------ ENTRIES SUPPLIED ------
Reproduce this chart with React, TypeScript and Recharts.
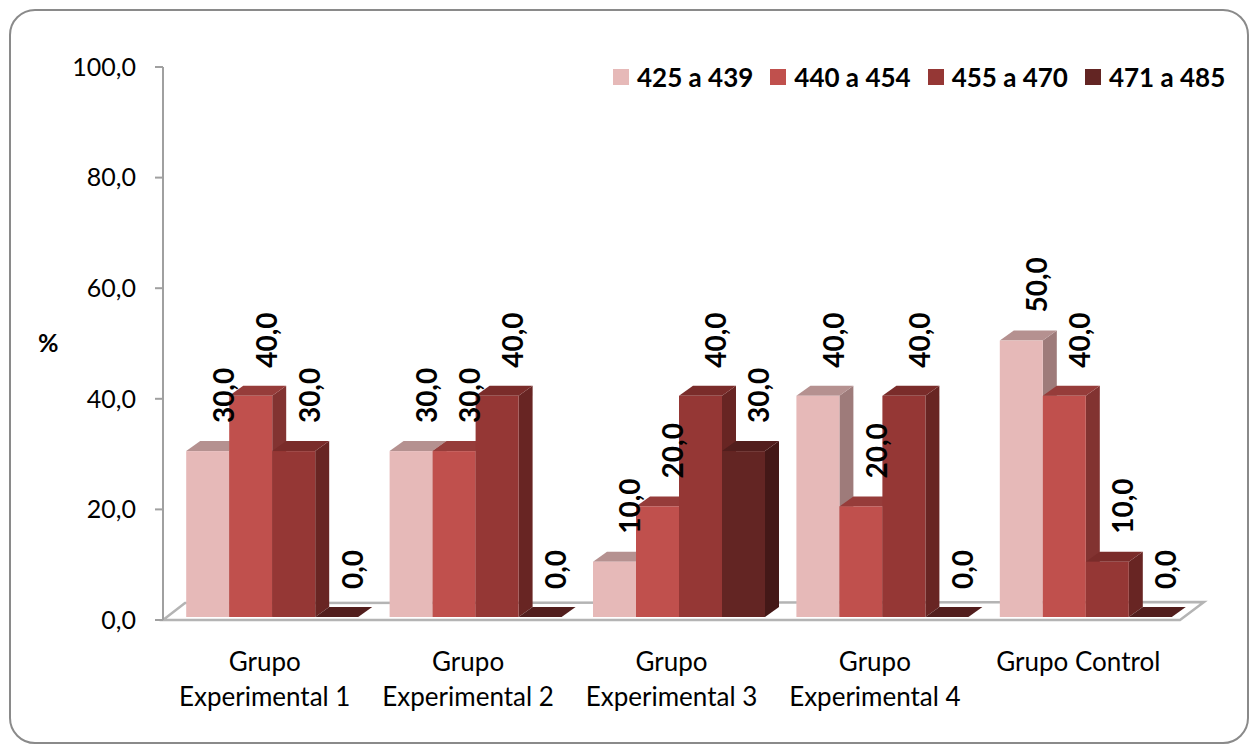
import { BarChart, Bar, XAxis, YAxis, LabelList, Legend, ReferenceArea } from 'recharts';

const categories = [
  'Grupo Experimental 1',
  'Grupo Experimental 2',
  'Grupo Experimental 3',
  'Grupo Experimental 4',
  'Grupo Control',
];
const rango425 = [30, 30, 10, 40, 50];
const rango440 = [40, 30, 20, 20, 40];
const rango455 = [30, 40, 40, 40, 10];
const rango471 = [0, 0, 30, 0, 0];
const seriesNames = ['425 a 439', '440 a 454', '455 a 470', '471 a 485'];
const yTicks = [0, 20, 40, 60, 80, 100];

const FONT = 'Lato, "Open Sans", sans-serif';

// front / top / side faces of each pseudo-3D column
const palette = [
  { front: '#E6B9B8', top: '#B59190', side: '#9E7B7A' },
  { front: '#C0504D', top: '#963C3A', side: '#823331' },
  { front: '#953735', top: '#7A2C2A', side: '#682523' },
  { front: '#632523', top: '#521E1D', side: '#441817' },
];

// depth of a column and where it sits on the floor
const DX = 14;
const DY = 10;
const SHIFT_X = 6.5;
const SHIFT_Y = -3;

const data = categories.map((name, i) => ({
  name,
  s0: rango425[i],
  s1: rango440[i],
  s2: rango455[i],
  s3: rango471[i],
}));

const fmt = (v: number) => v.toFixed(1).replace('.', ',');

function Column3D(props: any) {
  const { x, y, width, height, colors } = props;
  const x0 = x + SHIFT_X;
  const y0 = y + SHIFT_Y;
  const x1 = x0 + width;
  const y1 = y0 + Math.max(height, 0);
  return (
    <g>
      <polygon
        points={`${x1},${y0} ${x1 + DX},${y0 - DY} ${x1 + DX},${y1 - DY} ${x1},${y1}`}
        fill={colors.side}
      />
      <polygon
        points={`${x0},${y0} ${x0 + DX},${y0 - DY} ${x1 + DX},${y0 - DY} ${x1},${y0}`}
        fill={colors.top}
      />
      <rect x={x0} y={y0} width={width} height={y1 - y0} fill={colors.front} />
    </g>
  );
}

function Floor(props: any) {
  const { x, y, width, height } = props;
  const base = y + height;
  const pts = [
    [x, base],
    [x + width, base],
    [x + width + 24, base - 18],
    [x + 22, base - 17],
  ]
    .map((p) => p.join(','))
    .join(' ');
  return <polygon points={pts} fill="#fff" stroke="#B4B4B4" strokeWidth={2.5} />;
}

function ValueLabel(props: any) {
  const { x, y, width, value } = props;
  const bx = x + SHIFT_X + width / 2 + 16 + 10;
  const by = y + SHIFT_Y - 28;
  return (
    <text
      x={bx}
      y={by}
      transform={`rotate(-90 ${bx} ${by})`}
      textAnchor="start"
      fontFamily={FONT}
      fontSize={28}
      fontWeight={700}
      fill="#000"
    >
      {fmt(value)}
    </text>
  );
}

function CategoryTick(props: any) {
  const { x, y, payload } = props;
  const name: string = payload.value;
  const cut = name.indexOf(' ');
  const lines = name.length > 14 ? [name.slice(0, cut), name.slice(cut + 1)] : [name];
  return (
    <text x={x} y={y} textAnchor="middle" fontFamily={FONT} fontSize={26} fill="#000">
      {lines.map((l, i) => (
        <tspan key={i} x={x} y={y + 43 + i * 35}>
          {l}
        </tspan>
      ))}
    </text>
  );
}

function LegendBox(props: any) {
  const items = props.payload || [];
  return (
    <div style={{ display: 'flex', alignItems: 'center', fontFamily: FONT }}>
      {items.map((it: any) => (
        <div key={it.value} style={{ display: 'flex', alignItems: 'center', marginRight: 17 }}>
          <span style={{ width: 16, height: 16, background: it.color, marginRight: 8 }} />
          <span style={{ fontSize: 26, fontWeight: 700, color: '#000', lineHeight: '30px' }}>
            {it.value}
          </span>
        </div>
      ))}
    </div>
  );
}

export default function App() {
  return (
    <div style={{ position: 'absolute', left: 0, top: 0, width: 1256, height: 745, background: '#fff' }}>
      <div
        style={{
          position: 'absolute',
          left: 9,
          top: 9,
          width: 1240,
          height: 735,
          boxSizing: 'border-box',
          border: '2px solid #8A8A8A',
          borderRadius: 26,
        }}
      />
      <div style={{ position: 'absolute', left: 0, top: 0 }}>
        <BarChart
          width={1256}
          height={745}
          data={data}
          margin={{ top: 67, right: 76, bottom: 0, left: 13 }}
          barCategoryGap={16.7}
          barGap={0}
        >
          <XAxis
            dataKey="name"
            axisLine={false}
            tickLine={false}
            height={125}
            interval={0}
            tick={<CategoryTick />}
          />
          <YAxis
            width={150}
            domain={[0, 100]}
            ticks={yTicks}
            tickFormatter={fmt}
            axisLine={{ stroke: '#A0A0A0', strokeWidth: 2 }}
            tickLine={{ stroke: '#A0A0A0', strokeWidth: 2 }}
            tickSize={8}
            tickMargin={19}
            tick={{ fontFamily: FONT, fontSize: 25, fill: '#000' }}
            label={{
              value: '%',
              position: 'insideLeft',
              offset: 25,
              fontFamily: FONT,
              fontSize: 25,
              fontWeight: 700,
              fill: '#000',
            }}
          />
          <ReferenceArea y1={0} y2={3} shape={<Floor />} ifOverflow="visible" />
          <Legend
            layout="horizontal"
            verticalAlign="middle"
            align="center"
            wrapperStyle={{ top: 62, left: 613, width: 640 }}
            content={<LegendBox />}
          />
          {seriesNames.map((n, k) => (
            <Bar
              key={n}
              dataKey={`s${k}`}
              name={n}
              fill={palette[k].front}
              isAnimationActive={false}
              shape={(p: any) => <Column3D {...p} colors={palette[k]} />}
            >
              <LabelList dataKey={`s${k}`} content={<ValueLabel />} />
            </Bar>
          ))}
        </BarChart>
      </div>
    </div>
  );
}
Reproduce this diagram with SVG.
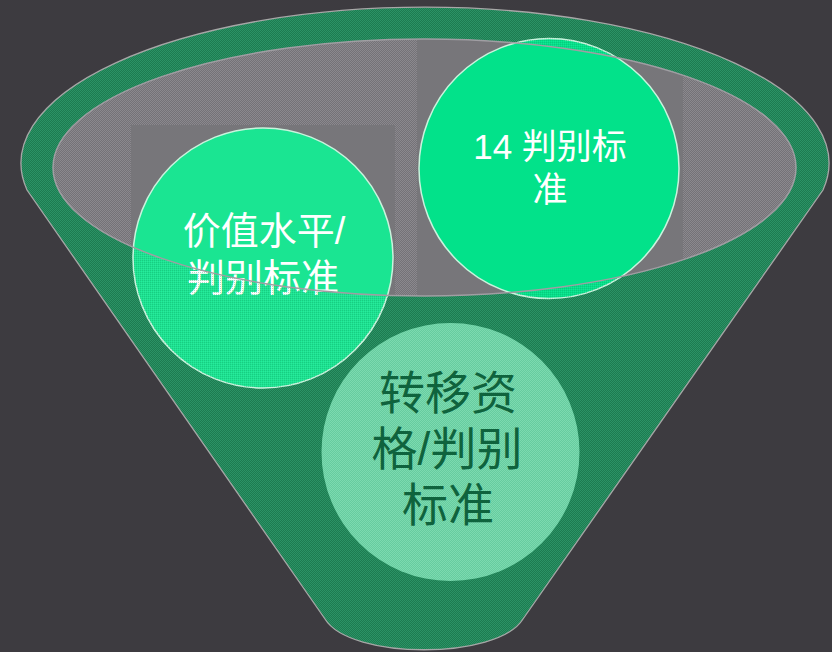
<svg xmlns="http://www.w3.org/2000/svg" width="832" height="652" viewBox="0 0 832 652">
<style>
.cj{font-family:"Liberation Sans","Noto Sans CJK SC",sans-serif;text-anchor:middle}
.wt{fill:#ffffff}
.dk{fill:#0f633d}
.outl{stroke:#a7a7a7;stroke-width:1.3}
</style>
<defs>
<pattern id="pGreen" width="2" height="2" patternUnits="userSpaceOnUse"><rect width="2" height="2" fill="#1d7b50"/><rect width="1" height="1" fill="#2b9366"/><rect x="1" y="1" width="1" height="1" fill="#2b9366"/></pattern>
<pattern id="pGray" width="2" height="2" patternUnits="userSpaceOnUse"><rect width="2" height="2" fill="#747277"/><rect width="1" height="1" fill="#8b898e"/><rect x="1" y="1" width="1" height="1" fill="#8b898e"/></pattern>
<pattern id="pLight" width="2" height="2" patternUnits="userSpaceOnUse"><rect width="2" height="2" fill="#66cc9f"/><rect width="1" height="1" fill="#7cdab0"/><rect x="1" y="1" width="1" height="1" fill="#7cdab0"/></pattern>
<pattern id="pOver" width="2" height="2" patternUnits="userSpaceOnUse"><rect width="1" height="1" fill="#1d9a62" fill-opacity="0.35"/><rect x="1" y="1" width="1" height="1" fill="#ffffff" fill-opacity="0.08"/></pattern>
<clipPath id="innerClip"><ellipse cx="424.5" cy="167.5" rx="371.5" ry="128.5"/></clipPath>
<clipPath id="circClip"><circle cx="263" cy="258" r="130"/><circle cx="549" cy="168.5" r="130"/></clipPath>
</defs>
<rect width="832" height="652" fill="#3d3b40"/>
<g id="funnel">
<path class="outl" d="M27,190 A404,156 0 1 1 823,190 L523,619 C498,660 350,660 325,619 Z" fill="url(#pGreen)"/>
<ellipse cx="424.5" cy="167.5" rx="371.5" ry="128.5" fill="url(#pGray)"/>
<g clip-path="url(#innerClip)" fill="#77767a">
<rect x="131" y="125" width="264" height="180"/>
<rect x="417" y="36" width="266" height="265"/>
</g>
</g>
<g id="node-value">
<circle cx="263" cy="258" r="130" fill="#1ae592" stroke="#c9f3dd" stroke-width="1.5"/>
<text class="cj wt" x="264" y="244" font-size="38">价值水平/</text>
<text class="cj wt" x="263" y="291" font-size="38">判别标准</text>
</g>
<g id="node-14">
<circle cx="549" cy="168.5" r="130" fill="#02e28a" stroke="#c9f3dd" stroke-width="1.5"/>
<text class="cj wt" x="550" y="159" font-size="35">14 判别标</text>
<text class="cj wt" x="550" y="202" font-size="35">准</text>
</g>
<g id="overlay" clip-path="url(#circClip)">
<path d="M27,190 A404,156 0 1 1 823,190 L523,619 C498,660 350,660 325,619 Z M796,167.5 A371.5,128.5 0 1 0 53,167.5 A371.5,128.5 0 1 0 796,167.5 Z" fill="url(#pOver)" fill-rule="evenodd"/>
</g>
<ellipse cx="424.5" cy="167.5" rx="371.5" ry="128.5" fill="none" stroke="#a09ea3" stroke-width="1.5"/>
<g id="node-transfer">
<circle cx="450.5" cy="452" r="129" fill="url(#pLight)"/>
<text class="cj dk" x="448" y="409" font-size="46">转移资</text>
<text class="cj dk" x="447" y="465" font-size="46">格/判别</text>
<text class="cj dk" x="448" y="521" font-size="46">标准</text>
</g>
</svg>
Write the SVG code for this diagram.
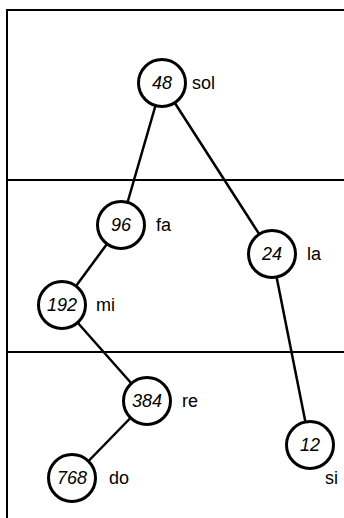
------
§ **DESCRIPTION OF THE TASK**: Everything from the top line of the data down to and including the line with "const SHIFT_Y = -3;" is to be copied, except the pictures.

§ **TASK OUTPUT**:
Reproduce this chart with React, TypeScript and Recharts.
import { BarChart, Bar, XAxis, YAxis, LabelList, Legend, ReferenceArea } from 'recharts';

const categories = [
  'Grupo Experimental 1',
  'Grupo Experimental 2',
  'Grupo Experimental 3',
  'Grupo Experimental 4',
  'Grupo Control',
];
const rango425 = [30, 30, 10, 40, 50];
const rango440 = [40, 30, 20, 20, 40];
const rango455 = [30, 40, 40, 40, 10];
const rango471 = [0, 0, 30, 0, 0];
const seriesNames = ['425 a 439', '440 a 454', '455 a 470', '471 a 485'];
const yTicks = [0, 20, 40, 60, 80, 100];

const FONT = 'Lato, "Open Sans", sans-serif';

// front / top / side faces of each pseudo-3D column
const palette = [
  { front: '#E6B9B8', top: '#B59190', side: '#9E7B7A' },
  { front: '#C0504D', top: '#963C3A', side: '#823331' },
  { front: '#953735', top: '#7A2C2A', side: '#682523' },
  { front: '#632523', top: '#521E1D', side: '#441817' },
];

// depth of a column and where it sits on the floor
const DX = 14;
const DY = 10;
const SHIFT_X = 6.5;
const SHIFT_Y = -3;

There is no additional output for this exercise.